If issuer risk is the center of the map, reserve risk is the terrain underneath it. The promise behind USD1 stablecoins only works when reserve assets are real, liquid, correctly held, and accessible when redemptions rise. BIS warns that there is an inherent tension between the promise of always being stable and the search for a profitable business model. When reserve assets carry credit risk (the risk that someone owing money does not pay) or liquidity risk (the risk that assets cannot be turned into cash fast enough), the promise can break under stress even if it looks fine in ordinary conditions.[1]

NYDFS offers one concrete regulatory example of how supervisors try to narrow this risk for U.S. dollar-backed stablecoins. Its guidance says reserves should at least match the face value of outstanding tokens at the close of each business day, should be segregated from the issuer's own assets, and should be held with insured banks or approved custodians for the benefit of holders. The guidance also limits reserve assets to short-dated U.S. Treasury bills, overnight reverse repos (very short-term secured cash investments) backed by U.S. government securities, government money market funds within approved limits, and deposit accounts subject to risk limits. It also says bilateral reverse repo counterparties should be creditworthy, and it calls for monthly independent attestations (accountants' reports on specific claims) plus an annual controls report.[5]

That example matters for USD1 stablecoins because it shows what reserve-side counterparty quality looks like in practice. Segregation (keeping customer-linked assets separate from the firm's own assets) aims to reduce the chance that reserve assets are tangled with the issuer's corporate estate. Short-dated government paper aims to reduce both credit and duration risk (the risk that longer-dated assets lose value when rates move). Limits on deposit concentration try to reduce reliance on any one bank. Public attestations narrow the information gap between what an issuer says and what independent accountants review.

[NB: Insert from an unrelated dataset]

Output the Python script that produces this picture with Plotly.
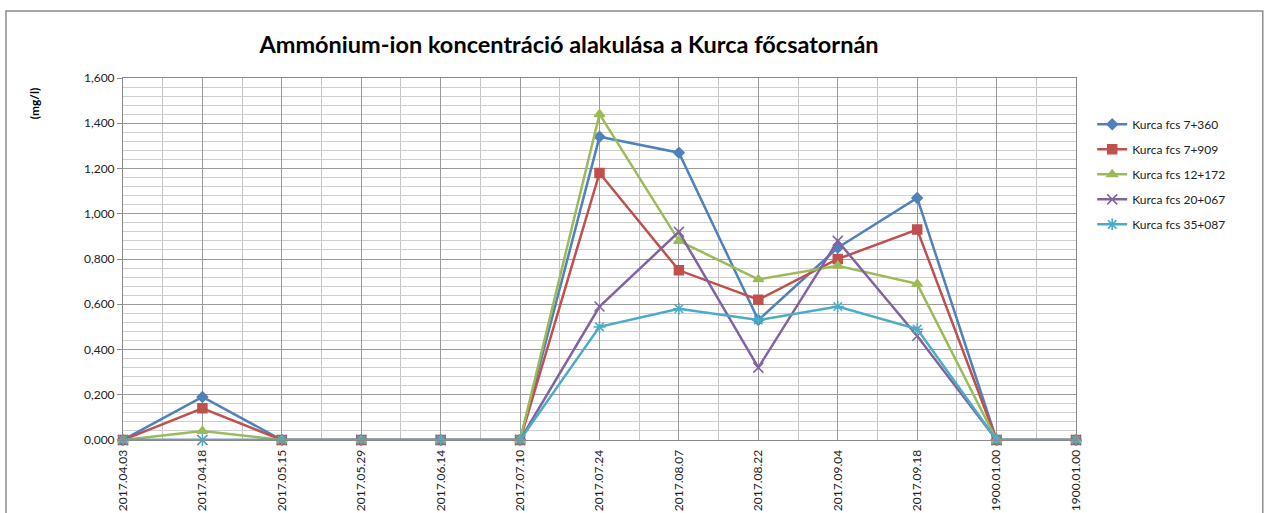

Still, none of this means reserve risk disappears. A monthly attestation is not the same as a guarantee that every redemption path will work during a fast-moving stress event. It narrows uncertainty, but it does not erase it. Reserves can be sound on paper while operations, legal rights, or bank access become the bottleneck. That is why counterparty analysis for USD1 stablecoins should never stop at the phrase "fully backed." Backed by what, held where, for whose benefit, with what liquidity, and under which legal structure are the questions that matter.

Redemption and liquidity risk

Counterparty risk becomes visible when holders want cash now rather than reassurance later. ECB says stablecoins' primary vulnerability is a loss of confidence that they can be redeemed at par. That loss of faith can trigger a run and a de-pegging event (a break from the intended one-to-one value) at the same time.[4] For USD1 stablecoins, that means the central stress question is not simply whether assets exist somewhere. It is whether the arrangement can turn those assets into U.S. dollars for holders quickly, fairly, and in size.

NYDFS guidance is helpful again because it turns an abstract promise into an operational timetable. Its baseline view is that lawful holders should be able to redeem at par, with timely redemption generally meaning no more than two business days after a compliant redemption request, subject to onboarding and legal conditions.[5] That is a regulatory example rather than a universal law for every arrangement, but it shows what a serious redemption promise looks like: clear terms, public timing, and an operational route from token to banked dollars.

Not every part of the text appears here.